Now, in addition to having no policy behind their rhetoric, all too often tea partyists actually believe the exaggerations and hyperbole's they hear coming from the people who feign concern but are, in fact, exploiting the country's "working man." Facts don't matter to folks who cry out about being "taxed enough already" just as their taxes are being cut, who think their taxes were raised, and then really get upset that they're portrayed as racists.
So, what're the facts about North Dakota's economy? According to politifact's "Pants on Fire" rating of an ad from one of Karl Rove's organizations, Crossroads GPS:
How well is North Dakota doing as the rest of the country muddles through a rough patch for the economy? On a relative basis at least, quite well indeed, thanks to a surge in natural resource extraction and relatively little decline in a housing market that never really boomed.So Teila (Oops! I called your name.), Rep. Earl Pomeroy looked out for you guys. I think voting him out of office was a bad idea. Especially since it was based on lies and untruths.
Here are some statistical benchmarks we located.
-- Unemployment. Today, North Dakota has the lowest unemployment rate in the nation, at 3.7 percent. That's just over one-third -- yes, that's one-third -- of the national unemployment rate of 9.6 percent.
And this low unemployment rate is nothing new. North Dakota's annual unemployment rate for 2009 also ranked as the best in the nation at 4.3 percent, compared to a 9.3 percent rate nationally. In 2008, North Dakota ranked second (3.2 percent, compared to 5.8 percent nationally). In 2007, it ranked eighth (3.1 percent, compared to 4.6 percent nationally). And in 2006, it ranked seventh (3.2 percent, compared to 4.6 percent nationally).

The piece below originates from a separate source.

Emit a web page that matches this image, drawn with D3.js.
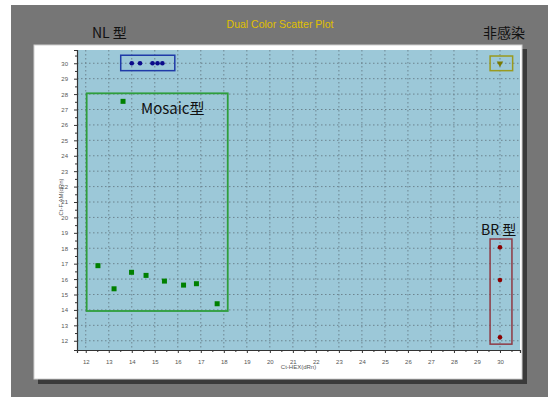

-- Personal income. Total personal income in North Dakota rose 23 percent between 2006 and 2009, compared to 8 percent nationally. It rose by 12 percent in North Dakota between 2007 and 2009, compared to 2 percent nationally. And it fell by 1 percent between 2008 and 2009, compared to a national decline of 2 percent. So personal income in North Dakota did fall between 2008 and 2009, but it fell more slowly than the national rate, and it followed on two years of personal income growth, far ahead of the national rate.
The story is much the same for per capita personal income. It rose by 21 percent between 2006 and 2009 and by 10 percent between 2007 and 2009 before falling by 2 percent between 2008 and 2009.
-- Gross domestic product. GDP information by state is not available for 2009, so the full impact of the recession is not yet measurable. But the data that's available shows that the state enjoyed a nice boom between 2006 and 2008. State GDP rose by 12 percent between 2006 and 2007, compared to 1.9 percent nationally. And it rose by 9 percent between 2007 and 2008, compared to zero increase nationally. So on this score, North Dakota did well indeed.
When we asked Jonathan Collegio, a spokesman for Crossroads GPS, if the group had any defense for its characterization, he said, "Unemployment is up significantly in the last two years in North Dakota, and much of that is due to the massive debt created by (President Barack) Obama, Nancy Pelosi and Earl Pomeroy."
But let's put it into context: The unemployment rate in North Dakota rose from 3.4 percent two years ago, in September 2008, to 3.7 percent in September 2010. The number of unemployed North Dakotans has risen from 12,365 to 13,714 -- a total of 1,349 people, or less than 1 percent of the civilian, non-institutionalized population in the state. We think most Americans would be happier with that kind of economy than the one in their own state.